▸ **What you need to do**
Write out the material exactly. Do not include the pictures.

-- Given data start --

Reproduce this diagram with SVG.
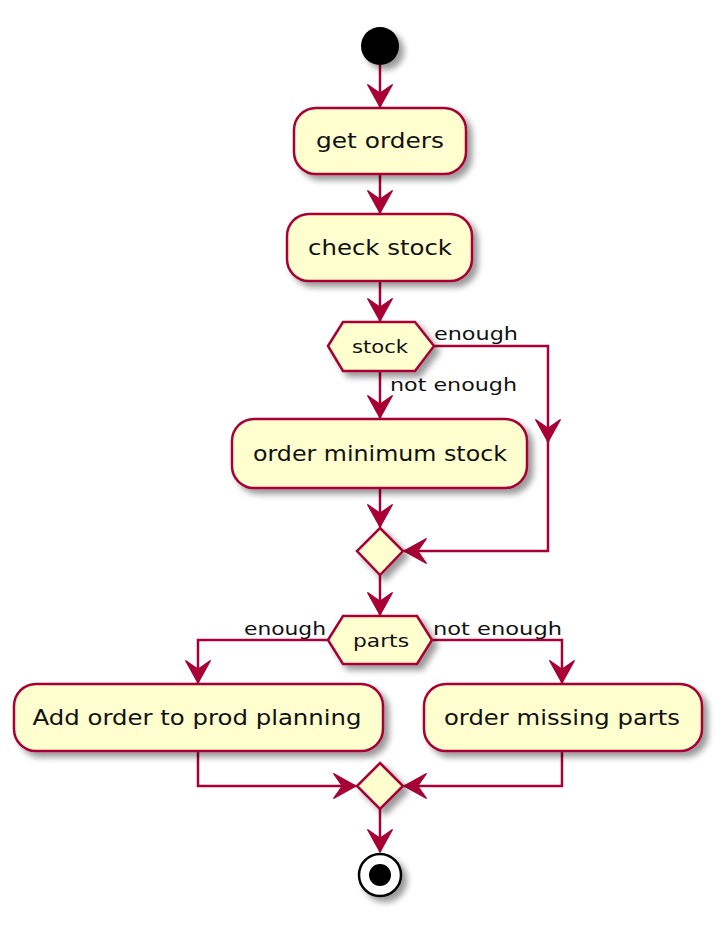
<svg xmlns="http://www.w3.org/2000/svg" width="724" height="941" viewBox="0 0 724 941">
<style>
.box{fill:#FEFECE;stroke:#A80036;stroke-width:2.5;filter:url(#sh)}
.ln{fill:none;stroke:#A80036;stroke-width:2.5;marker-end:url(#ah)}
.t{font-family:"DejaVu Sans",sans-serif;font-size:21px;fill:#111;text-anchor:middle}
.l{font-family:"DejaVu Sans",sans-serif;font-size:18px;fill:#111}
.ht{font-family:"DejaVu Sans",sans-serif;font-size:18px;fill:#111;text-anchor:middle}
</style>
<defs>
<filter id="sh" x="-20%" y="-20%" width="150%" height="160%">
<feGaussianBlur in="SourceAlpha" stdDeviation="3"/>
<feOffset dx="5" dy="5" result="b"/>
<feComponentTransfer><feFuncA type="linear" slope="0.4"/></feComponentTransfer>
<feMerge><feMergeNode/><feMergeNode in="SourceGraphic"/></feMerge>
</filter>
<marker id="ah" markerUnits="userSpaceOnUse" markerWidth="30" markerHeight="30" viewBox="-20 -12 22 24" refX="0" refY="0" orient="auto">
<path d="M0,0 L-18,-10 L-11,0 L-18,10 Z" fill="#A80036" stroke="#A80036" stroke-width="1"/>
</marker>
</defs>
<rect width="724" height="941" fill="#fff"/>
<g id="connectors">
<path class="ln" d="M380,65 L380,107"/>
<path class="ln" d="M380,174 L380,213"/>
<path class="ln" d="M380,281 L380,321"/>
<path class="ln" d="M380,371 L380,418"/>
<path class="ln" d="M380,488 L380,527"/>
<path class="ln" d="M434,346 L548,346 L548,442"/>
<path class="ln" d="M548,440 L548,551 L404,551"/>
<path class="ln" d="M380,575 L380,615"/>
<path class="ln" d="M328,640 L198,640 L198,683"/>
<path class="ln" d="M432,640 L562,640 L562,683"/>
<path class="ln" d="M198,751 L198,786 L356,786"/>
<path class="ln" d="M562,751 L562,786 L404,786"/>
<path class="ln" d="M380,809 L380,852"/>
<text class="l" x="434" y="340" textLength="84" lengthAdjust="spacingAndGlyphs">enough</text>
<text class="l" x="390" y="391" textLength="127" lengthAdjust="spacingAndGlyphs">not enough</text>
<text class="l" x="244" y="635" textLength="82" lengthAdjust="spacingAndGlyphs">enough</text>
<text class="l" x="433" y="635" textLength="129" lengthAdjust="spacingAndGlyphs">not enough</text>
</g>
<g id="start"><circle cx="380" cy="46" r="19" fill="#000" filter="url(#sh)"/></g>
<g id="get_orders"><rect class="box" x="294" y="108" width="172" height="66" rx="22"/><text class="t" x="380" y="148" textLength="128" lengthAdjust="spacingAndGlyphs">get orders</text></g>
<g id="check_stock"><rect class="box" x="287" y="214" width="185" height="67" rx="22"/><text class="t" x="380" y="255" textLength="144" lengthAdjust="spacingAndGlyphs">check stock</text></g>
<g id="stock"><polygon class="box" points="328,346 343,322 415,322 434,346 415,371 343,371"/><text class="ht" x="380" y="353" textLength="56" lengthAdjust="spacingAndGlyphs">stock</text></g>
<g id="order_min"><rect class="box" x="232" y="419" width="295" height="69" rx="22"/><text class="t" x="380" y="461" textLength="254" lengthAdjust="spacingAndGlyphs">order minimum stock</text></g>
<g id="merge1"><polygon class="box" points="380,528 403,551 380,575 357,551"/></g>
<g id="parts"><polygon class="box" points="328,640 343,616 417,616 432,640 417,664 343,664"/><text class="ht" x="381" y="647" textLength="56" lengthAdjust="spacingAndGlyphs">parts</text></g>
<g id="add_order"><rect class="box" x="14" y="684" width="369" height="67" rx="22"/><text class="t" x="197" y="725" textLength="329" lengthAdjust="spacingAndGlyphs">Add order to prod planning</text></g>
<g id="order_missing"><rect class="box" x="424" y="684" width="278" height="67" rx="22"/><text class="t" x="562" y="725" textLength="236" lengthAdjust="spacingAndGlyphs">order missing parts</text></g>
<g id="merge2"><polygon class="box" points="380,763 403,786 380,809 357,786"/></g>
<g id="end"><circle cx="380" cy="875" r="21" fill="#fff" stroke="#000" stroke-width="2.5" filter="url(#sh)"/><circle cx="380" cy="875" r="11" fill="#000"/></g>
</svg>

-- Given data end --

▸ **In response**
Reproduce this diagram with SVG.
<svg xmlns="http://www.w3.org/2000/svg" width="724" height="941" viewBox="0 0 724 941">
<style>
.box{fill:#FEFECE;stroke:#A80036;stroke-width:2.5;filter:url(#sh)}
.ln{fill:none;stroke:#A80036;stroke-width:2.5;marker-end:url(#ah)}
.t{font-family:"DejaVu Sans",sans-serif;font-size:21px;fill:#111;text-anchor:middle}
.l{font-family:"DejaVu Sans",sans-serif;font-size:18px;fill:#111}
.ht{font-family:"DejaVu Sans",sans-serif;font-size:18px;fill:#111;text-anchor:middle}
</style>
<defs>
<filter id="sh" x="-20%" y="-20%" width="150%" height="160%">
<feGaussianBlur in="SourceAlpha" stdDeviation="3"/>
<feOffset dx="5" dy="5" result="b"/>
<feComponentTransfer><feFuncA type="linear" slope="0.4"/></feComponentTransfer>
<feMerge><feMergeNode/><feMergeNode in="SourceGraphic"/></feMerge>
</filter>
<marker id="ah" markerUnits="userSpaceOnUse" markerWidth="30" markerHeight="30" viewBox="-20 -12 22 24" refX="0" refY="0" orient="auto">
<path d="M0,0 L-18,-10 L-11,0 L-18,10 Z" fill="#A80036" stroke="#A80036" stroke-width="1"/>
</marker>
</defs>
<rect width="724" height="941" fill="#fff"/>
<g id="connectors">
<path class="ln" d="M380,65 L380,107"/>
<path class="ln" d="M380,174 L380,213"/>
<path class="ln" d="M380,281 L380,321"/>
<path class="ln" d="M380,371 L380,418"/>
<path class="ln" d="M380,488 L380,527"/>
<path class="ln" d="M434,346 L548,346 L548,442"/>
<path class="ln" d="M548,440 L548,551 L404,551"/>
<path class="ln" d="M380,575 L380,615"/>
<path class="ln" d="M328,640 L198,640 L198,683"/>
<path class="ln" d="M432,640 L562,640 L562,683"/>
<path class="ln" d="M198,751 L198,786 L356,786"/>
<path class="ln" d="M562,751 L562,786 L404,786"/>
<path class="ln" d="M380,809 L380,852"/>
<text class="l" x="434" y="340" textLength="84" lengthAdjust="spacingAndGlyphs">enough</text>
<text class="l" x="390" y="391" textLength="127" lengthAdjust="spacingAndGlyphs">not enough</text>
<text class="l" x="244" y="635" textLength="82" lengthAdjust="spacingAndGlyphs">enough</text>
<text class="l" x="433" y="635" textLength="129" lengthAdjust="spacingAndGlyphs">not enough</text>
</g>
<g id="start"><circle cx="380" cy="46" r="19" fill="#000" filter="url(#sh)"/></g>
<g id="get_orders"><rect class="box" x="294" y="108" width="172" height="66" rx="22"/><text class="t" x="380" y="148" textLength="128" lengthAdjust="spacingAndGlyphs">get orders</text></g>
<g id="check_stock"><rect class="box" x="287" y="214" width="185" height="67" rx="22"/><text class="t" x="380" y="255" textLength="144" lengthAdjust="spacingAndGlyphs">check stock</text></g>
<g id="stock"><polygon class="box" points="328,346 343,322 415,322 434,346 415,371 343,371"/><text class="ht" x="380" y="353" textLength="56" lengthAdjust="spacingAndGlyphs">stock</text></g>
<g id="order_min"><rect class="box" x="232" y="419" width="295" height="69" rx="22"/><text class="t" x="380" y="461" textLength="254" lengthAdjust="spacingAndGlyphs">order minimum stock</text></g>
<g id="merge1"><polygon class="box" points="380,528 403,551 380,575 357,551"/></g>
<g id="parts"><polygon class="box" points="328,640 343,616 417,616 432,640 417,664 343,664"/><text class="ht" x="381" y="647" textLength="56" lengthAdjust="spacingAndGlyphs">parts</text></g>
<g id="add_order"><rect class="box" x="14" y="684" width="369" height="67" rx="22"/><text class="t" x="197" y="725" textLength="329" lengthAdjust="spacingAndGlyphs">Add order to prod planning</text></g>
<g id="order_missing"><rect class="box" x="424" y="684" width="278" height="67" rx="22"/><text class="t" x="562" y="725" textLength="236" lengthAdjust="spacingAndGlyphs">order missing parts</text></g>
<g id="merge2"><polygon class="box" points="380,763 403,786 380,809 357,786"/></g>
<g id="end"><circle cx="380" cy="875" r="21" fill="#fff" stroke="#000" stroke-width="2.5" filter="url(#sh)"/><circle cx="380" cy="875" r="11" fill="#000"/></g>
</svg>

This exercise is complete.